What is expected: Any pictures in the records below must be left out when you repeat the lines from the line containing "What seaborn and" through the line containing "import seaborn as sns" exactly.

Provided material:

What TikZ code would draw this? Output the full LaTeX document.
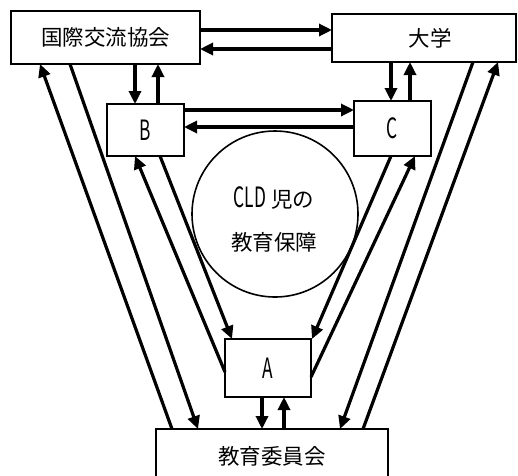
\documentclass[tikz,border=0pt]{standalone}
\usepackage{fontspec}
\setmainfont{Noto Sans CJK JP}
\newfontfamily\jpfont{Noto Sans CJK JP}
\newfontfamily\latinfont[FakeStretch=0.62,Scale=1.3]{Noto Sans CJK JP}
\usetikzlibrary{calc,arrows.meta}
\tikzset{
  box/.style={draw, line width=2.2pt, inner sep=0pt, outer sep=0pt, fill=white, font=\fontsize{21.5}{25}\selectfont},
  txt/.style={font=\fontsize{21.5}{25}\selectfont},
  arr/.style={line width=3.2pt, -{Triangle[length=13pt,width=12pt]}}
}
\begin{document}
\begin{tikzpicture}[x=1pt,y=-1pt]
\useasboundingbox (0,0) rectangle (518,475);
\node[box, minimum width=189pt, minimum height=53pt] (K) at (105.5,37.5) {国際交流協会};
\node[box, minimum width=184pt, minimum height=48pt] (D) at (424,38) {\hspace{12pt}大学};
\node[box, minimum width=77pt, minimum height=52pt] (B) at (145.5,130) {\latinfont B};
\node[box, minimum width=77pt, minimum height=55pt] (C) at (392.5,128.5) {\latinfont\raisebox{-3pt}{C}};
\node[box, minimum width=86pt, minimum height=58pt] (A) at (268,368) {\latinfont\raisebox{-4pt}{A}};
\node[box, minimum width=232pt, minimum height=54pt] (E) at (272,456) {教育委員会};
\node[draw, circle, line width=1.6pt, minimum size=166pt, inner sep=0pt] (O) at (275,214) {};
\node[txt] (T1) at (274,198) {\latinfont CLD\jpfont\ 児の};
\node[txt] (T2) at (274,242) {教育保障};
% top horizontal
\draw[arr] ($(K.north east)+(0,19)$) -- ($(D.north west)+(0,16)$);
\draw[arr] ($(D.north west)+(0,35)$) -- ($(K.north east)+(0,38)$);
% K-B
\draw[arr] ($(K.south west)+(124,0)$) -- ($(B.north west)+(28,0)$);
\draw[arr] ($(B.north west)+(51,0)$) -- ($(K.south west)+(147,0)$);
% D-C
\draw[arr] ($(D.south west)+(59,0)$) -- ($(C.north west)+(37,0)$);
\draw[arr] ($(C.north west)+(56,0)$) -- ($(D.south west)+(78,0)$);
% B-C
\draw[arr] ($(B.north east)+(0,6)$) -- ($(C.north west)+(0,9)$);
\draw[arr] ($(C.north west)+(0,26)$) -- ($(B.north east)+(0,23)$);
% A-E
\draw[arr] ($(A.south west)+(37,0)$) -- ($(E.north west)+(106,0)$);
\draw[arr] ($(E.north west)+(128,0)$) -- ($(A.south west)+(59,0)$);
% K-E
\draw[arr] ($(E.north west)+(16,0)$) -- ($(K.south west)+(29,0)$);
\draw[arr] ($(K.south west)+(59,0)$) -- ($(E.north west)+(42,0)$);
% A-B
\draw[arr] ($(A.north west)+(0,33)$) -- ($(B.south west)+(28,0)$);
\draw[arr] ($(B.south west)+(53,0)$) -- ($(A.north west)+(7,0)$);
% C-A
\draw[arr] ($(C.south west)+(37,0)$) -- ($(A.north east)+(1,0)$);
\draw[arr] ($(A.north east)+(0,38)$) -- ($(C.south west)+(61,0)$);
% D-E
\draw[arr] ($(D.south west)+(141,0)$) -- ($(E.north west)+(184,0)$);
\draw[arr] ($(E.north west)+(207,0)$) -- ($(D.south west)+(166,0)$);
\end{tikzpicture}
\end{document}
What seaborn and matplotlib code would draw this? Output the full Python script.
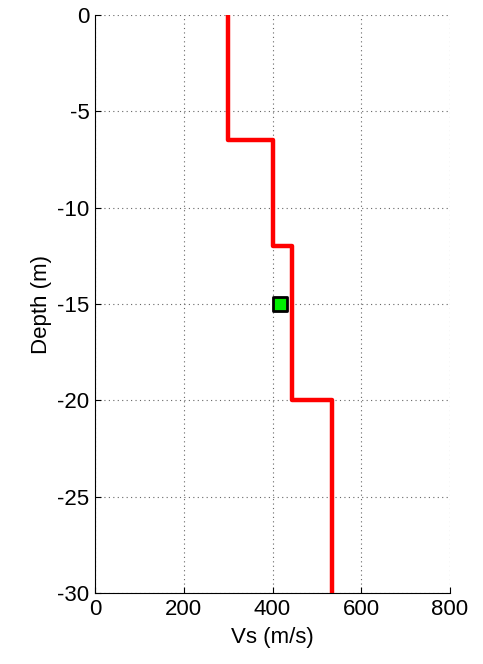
import numpy as np
import pandas as pd
import matplotlib
matplotlib.use("Agg")
import matplotlib.pyplot as plt
import seaborn as sns

# Shear-wave velocity profile: layer velocities and layer boundaries (depth, m)
layer_vs = [300, 400, 445, 535]
layer_top = [0, -6.5, -12, -20]
layer_bottom = [-6.5, -12, -20, -30]

# Single measured point
point_vs = [417]
point_depth = [-15]

x_ticks = [0, 200, 400, 600, 800]
y_ticks = [0, -5, -10, -15, -20, -25, -30]

sns.set_theme(style="white")
plt.rcParams["font.family"] = ["Liberation Sans", "DejaVu Sans"]

# Build the stepped profile from the layer table
vs_pts, d_pts = [], []
for v, t, b in zip(layer_vs, layer_top, layer_bottom):
    vs_pts += [v, v]
    d_pts += [t, b]
profile = pd.DataFrame({"Vs": vs_pts, "Depth": d_pts})
meas = pd.DataFrame({"Vs": point_vs, "Depth": point_depth})

fig = plt.figure(figsize=(4.83, 6.64), dpi=100)
ax = fig.add_axes([95 / 483, 71 / 664, 355 / 483, 578 / 664])

ax.grid(True, linestyle=(0, (1, 3)), color="#666666", linewidth=0.8)
ax.set_axisbelow(True)

sns.lineplot(data=profile, x="Vs", y="Depth", sort=False, estimator=None,
             color="red", linewidth=3.2, ax=ax, zorder=3)
sns.scatterplot(data=meas, x="Vs", y="Depth", marker="s", s=110,
                color="#00ee00", edgecolor="black", linewidth=2.0, ax=ax, zorder=4)

ax.set_xlim(0, 800)
ax.set_ylim(-30, 0)
ax.set_xticks(x_ticks)
ax.set_yticks(y_ticks)
ax.set_xticklabels([str(v) for v in x_ticks])
ax.set_yticklabels([str(v) for v in y_ticks])
ax.tick_params(direction="in", length=4, width=0.8, colors="black",
               labelsize=16, pad=4, left=True, bottom=True)

for side in ["top", "right"]:
    ax.spines[side].set_visible(False)
for side in ["left", "bottom"]:
    ax.spines[side].set_color("black")
    ax.spines[side].set_linewidth(0.8)

ax.set_xlabel("Vs (m/s)", fontsize=16, labelpad=5, color="black")
ax.set_ylabel("Depth (m)", fontsize=16, labelpad=4, color="black")

fig.savefig("out.png", dpi=100, facecolor="white")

Task result:
What seaborn and matplotlib code would draw this? Output the full Python script.
import numpy as np
import pandas as pd
import matplotlib
matplotlib.use("Agg")
import matplotlib.pyplot as plt
import seaborn as sns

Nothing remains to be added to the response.